■ Exercise description
Your task is to retype, word for word, the lines from the start of the data through the line holding "0.163, 0.172, 0.192];". Do not include the pictures.

■ Code that draws figures
• • • • • • •

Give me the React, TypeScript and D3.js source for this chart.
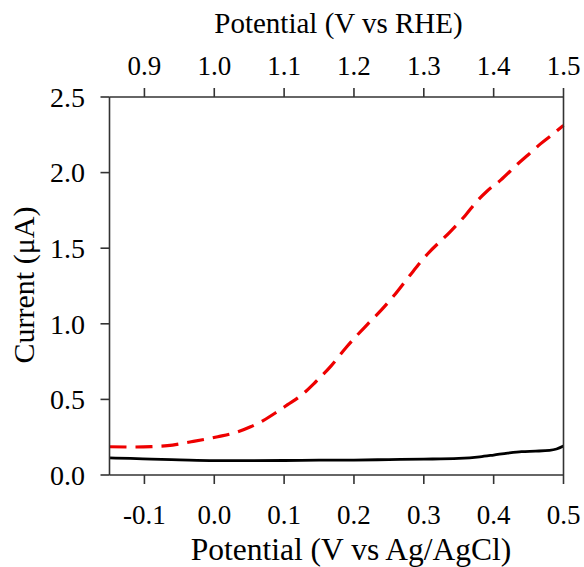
import React from "react";
import * as d3 from "d3";

const blackX = [-0.15, -0.12, -0.09, -0.05, 0.0, 0.05, 0.1, 0.15, 0.2, 0.25, 0.3, 0.35, 0.38, 0.4, 0.42, 0.44, 0.46, 0.48, 0.49, 0.5];
const blackY = [0.113, 0.11, 0.105, 0.1, 0.095, 0.095, 0.096, 0.098, 0.099, 0.102, 0.105, 0.11, 0.12, 0.132, 0.145, 0.155, 0.158, 0.163, 0.172, 0.192];

const redX = [-0.15, -0.12, -0.09, -0.067, -0.033, 0.005, 0.03, 0.052, 0.07, 0.09, 0.105, 0.124, 0.145, 0.167, 0.19, 0.219, 0.24, 0.257, 0.28, 0.305, 0.338, 0.36, 0.376, 0.39, 0.41, 0.434, 0.45, 0.467, 0.485, 0.5];
const redY = [0.187, 0.185, 0.188, 0.194, 0.22, 0.253, 0.28, 0.319, 0.36, 0.418, 0.465, 0.525, 0.615, 0.72, 0.85, 0.995, 1.095, 1.185, 1.32, 1.46, 1.61, 1.72, 1.81, 1.875, 1.95, 2.055, 2.12, 2.19, 2.255, 2.312];

const bottomTicks = [-0.1, 0.0, 0.1, 0.2, 0.3, 0.4, 0.5];
const topTicks = [0.9, 1.0, 1.1, 1.2, 1.3, 1.4, 1.5];
const yTicks = [0.0, 0.5, 1.0, 1.5, 2.0, 2.5];

const W = 584;
const H = 567;
const L = 109.5;
const R = 563.5;
const T = 97;
const B = 475;
const FONT = "'Liberation Serif', 'Times New Roman', serif";
const AXIS = "#333";

export default function App() {
  const x = d3.scaleLinear().domain([-0.15, 0.5]).range([L, R]);
  const xTop = d3.scaleLinear().domain([0.85, 1.5]).range([L, R]);
  const y = d3.scaleLinear().domain([0, 2.5]).range([B, T]);
  const line = d3
    .line<[number, number]>()
    .x((d) => x(d[0]))
    .y((d) => y(d[1]))
    .curve(d3.curveMonotoneX);
  const black = blackX.map((v, i) => [v, blackY[i]] as [number, number]);
  const red = redX.map((v, i) => [v, redY[i]] as [number, number]);
  const tickLen = 9;

  return (
    <svg
      width={W}
      height={H}
      style={{ position: "absolute", left: 0, top: 0, background: "#fff" }}
      fontFamily={FONT}
    >
      <rect x={0} y={0} width={W} height={H} fill="#fff" />
      <path d={line(black) || ""} fill="none" stroke="#000" strokeWidth={2.8} />
      <path
        d={line(red) || ""}
        fill="none"
        stroke="#ee0000"
        strokeWidth={3.2}
        strokeDasharray="17 9"
      />
      {/* frame */}
      <line x1={L} x2={L} y1={T} y2={B} stroke={AXIS} strokeWidth={1.6} />
      <line x1={R} x2={R} y1={T} y2={B} stroke={AXIS} strokeWidth={1.6} />
      <line x1={L} x2={R} y1={T} y2={T} stroke={AXIS} strokeWidth={1.6} />
      <line x1={L} x2={R} y1={B} y2={B} stroke={AXIS} strokeWidth={1.6} />
      {/* y ticks */}
      {yTicks.map((t) => (
        <g key={"y" + t}>
          <line x1={L - tickLen} x2={L} y1={y(t)} y2={y(t)} stroke={AXIS} strokeWidth={1.6} />
          <text x={85} y={y(t)} dy="0.35em" textAnchor="end" fontSize={28}>
            {t.toFixed(1)}
          </text>
        </g>
      ))}
      {/* bottom ticks */}
      {bottomTicks.map((t) => (
        <g key={"b" + t}>
          <line x1={x(t)} x2={x(t)} y1={B} y2={B + tickLen} stroke={AXIS} strokeWidth={1.6} />
          <text x={x(t)} y={524} textAnchor="middle" fontSize={27}>
            {t.toFixed(1)}
          </text>
        </g>
      ))}
      {/* top ticks */}
      {topTicks.map((t) => (
        <g key={"t" + t}>
          <line x1={xTop(t)} x2={xTop(t)} y1={T} y2={T - tickLen} stroke={AXIS} strokeWidth={1.6} />
          <text x={xTop(t)} y={75} textAnchor="middle" fontSize={27}>
            {t.toFixed(1)}
          </text>
        </g>
      ))}
      <text x={338.5} y={33} textAnchor="middle" fontSize={29}>
        Potential (V vs RHE)
      </text>
      <text x={351} y={560} textAnchor="middle" fontSize={31.5}>
        Potential (V vs Ag/AgCl)
      </text>
      <text
        transform={`translate(34, 285) rotate(-90)`}
        textAnchor="middle"
        fontSize={30}
      >
        Current (μA)
      </text>
    </svg>
  );
}
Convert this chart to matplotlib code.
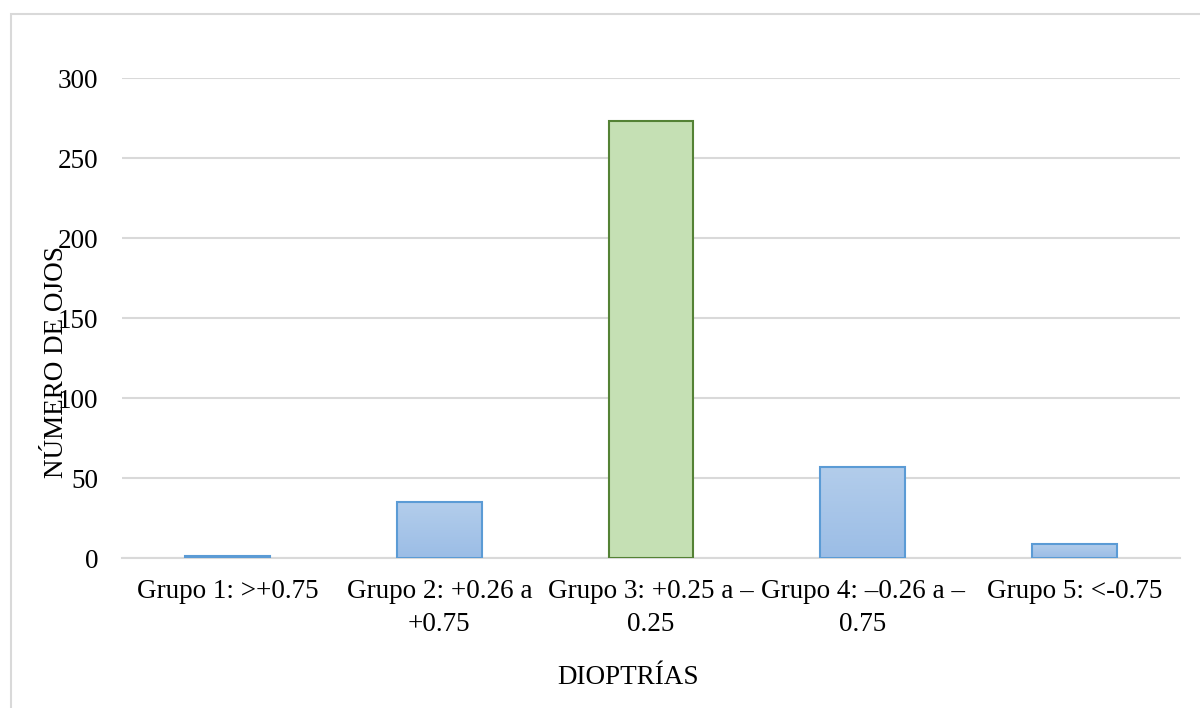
import numpy as np
import matplotlib.pyplot as plt
from matplotlib.patches import Rectangle
from matplotlib.colors import LinearSegmentedColormap

plt.rcParams['font.family'] = ['Liberation Serif', 'DejaVu Serif']

# eyes per dioptre group
grupos = ['Grupo 1: >+0.75', 'Grupo 2: +0.26 a\n+0.75', 'Grupo 3: +0.25 a –\n0.25',
          'Grupo 4: –0.26 a –\n0.75', 'Grupo 5: <-0.75']
n_ojos = [1, 35, 273, 57, 9]
destacado = [False, False, True, False, False]
y_ticks = [0, 50, 100, 150, 200, 250, 300]

grid_col = '#d9d9d9'
blue_edge = '#5b9bd5'
green_face = '#c5e0b4'
green_edge = '#548235'
blue_grad = LinearSegmentedColormap.from_list('blue_grad', ['#9bbde6', '#b3cdeb'])

fig = plt.figure(figsize=(12, 7.08), dpi=100)
ax = fig.add_axes([122 / 1200, 1 - 558 / 708, 1058 / 1200, 480 / 708])

x = np.arange(len(grupos))
width = 0.4
bars = ax.bar(x, n_ojos, width=width, zorder=3)
for bar, hi in zip(bars, destacado):
    if hi:
        bar.set_facecolor(green_face)
        bar.set_edgecolor(green_edge)
        bar.set_linewidth(1.5)
    else:
        bar.set_facecolor('none')
        bar.set_edgecolor(blue_edge)
        bar.set_linewidth(1.5)
        # vertical gradient fill, clipped to the bar
        x0, y0 = bar.get_x(), bar.get_y()
        w, h = bar.get_width(), bar.get_height()
        grad = np.linspace(0, 1, 256).reshape(-1, 1)
        im = ax.imshow(grad, cmap=blue_grad, origin='lower', aspect='auto',
                       extent=[x0, x0 + w, y0, y0 + h], zorder=2)
        im.set_clip_path(bar)

ax.set_xlim(-0.5, len(grupos) - 0.5)
ax.set_ylim(0, 300)
ax.set_yticks(y_ticks)
ax.set_xticks(x)
ax.set_xticklabels(grupos, fontsize=19.5, linespacing=1.45)
ax.tick_params(axis='y', labelsize=19.5, length=0, pad=17)
ax.tick_params(axis='x', length=0, pad=15)
ax.yaxis.grid(True, color=grid_col, linewidth=1.5, zorder=0)
ax.set_axisbelow(True)
for side in ['top', 'right', 'left']:
    ax.spines[side].set_visible(False)
ax.spines['bottom'].set_color(grid_col)
ax.spines['bottom'].set_linewidth(1.5)

fig.text(628 / 1200, 1 - 677 / 708, 'DIOPTRÍAS', fontsize=19.5, ha='center', va='center')
fig.text(57 / 1200, 1 - 362 / 708, 'NÚMERO DE OJOS', fontsize=19.5, rotation=90,
         ha='center', va='center')

# chart frame
fig.patches.append(Rectangle((11 / 1200, -0.05), 1.1, 1 - 14 / 708 + 0.05,
                             transform=fig.transFigure, fill=False,
                             edgecolor=grid_col, linewidth=1.5, zorder=0))

fig.savefig('out.png', dpi=100, facecolor='white')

• • • • • • •

■ The reply
Give me the React, TypeScript and D3.js source for this chart.
import React from "react";
import * as d3 from "d3";

const blackX = [-0.15, -0.12, -0.09, -0.05, 0.0, 0.05, 0.1, 0.15, 0.2, 0.25, 0.3, 0.35, 0.38, 0.4, 0.42, 0.44, 0.46, 0.48, 0.49, 0.5];
const blackY = [0.113, 0.11, 0.105, 0.1, 0.095, 0.095, 0.096, 0.098, 0.099, 0.102, 0.105, 0.11, 0.12, 0.132, 0.145, 0.155, 0.158, 0.163, 0.172, 0.192];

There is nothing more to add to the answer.